The timeline varies so widely because two organizations can target the same framework and still have completely different starting points. One team may already have identity governance, centralized logging, and documented change control; another may need to build those basics from scratch while also cleaning up inherited cloud sprawl. Compliance is a process with phases, dependencies, and rework, not a box you check once.
“Audit-ready” is not the same thing as “secure enough.” A cloud environment can look stable to engineers and still fail an assessor’s evidence review.
This guide breaks down what cloud compliance really involves, what slows it down, what speeds it up, and how to shorten the certification process without cutting corners. It also connects the work to practical cloud management skills covered in CompTIA® Cloud+ (CV0-004), especially troubleshooting, service restoration, and maintaining secure environments under change.

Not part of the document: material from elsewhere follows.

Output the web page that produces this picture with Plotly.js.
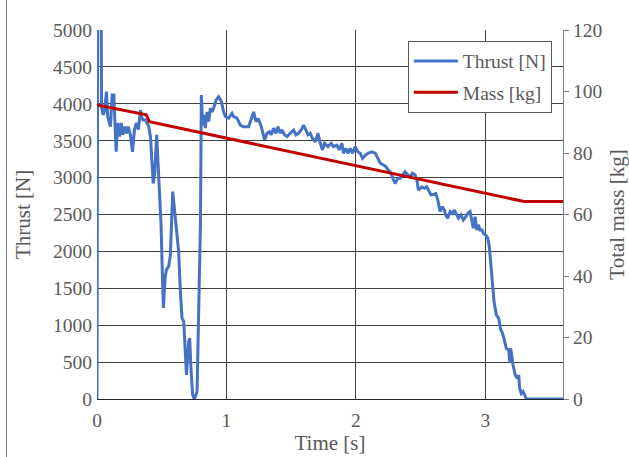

What Cloud Compliance Really Involves
Cloud security is about preventing unauthorized access, misuse, and disruption. Cloud compliance is about proving that your controls meet a named requirement, such as HIPAA, PCI DSS, or ISO 27001. Cloud governance is the decision-making structure that tells teams who approves what, how exceptions are handled, and how standards are enforced across cloud platforms.
Those three ideas overlap, but they are not interchangeable. A technically secure environment may still fail compliance if policies are missing, evidence is incomplete, or controls are not documented consistently. The opposite can also happen: a team can have policies on paper but weak operational enforcement in production.
Common compliance targets in cloud environments
Many teams begin with customer or industry requirements rather than a government mandate. SOC 2, ISO 27001, HIPAA, PCI DSS, GDPR, and FedRAMP are common targets because they drive trust, sales, and access to regulated markets.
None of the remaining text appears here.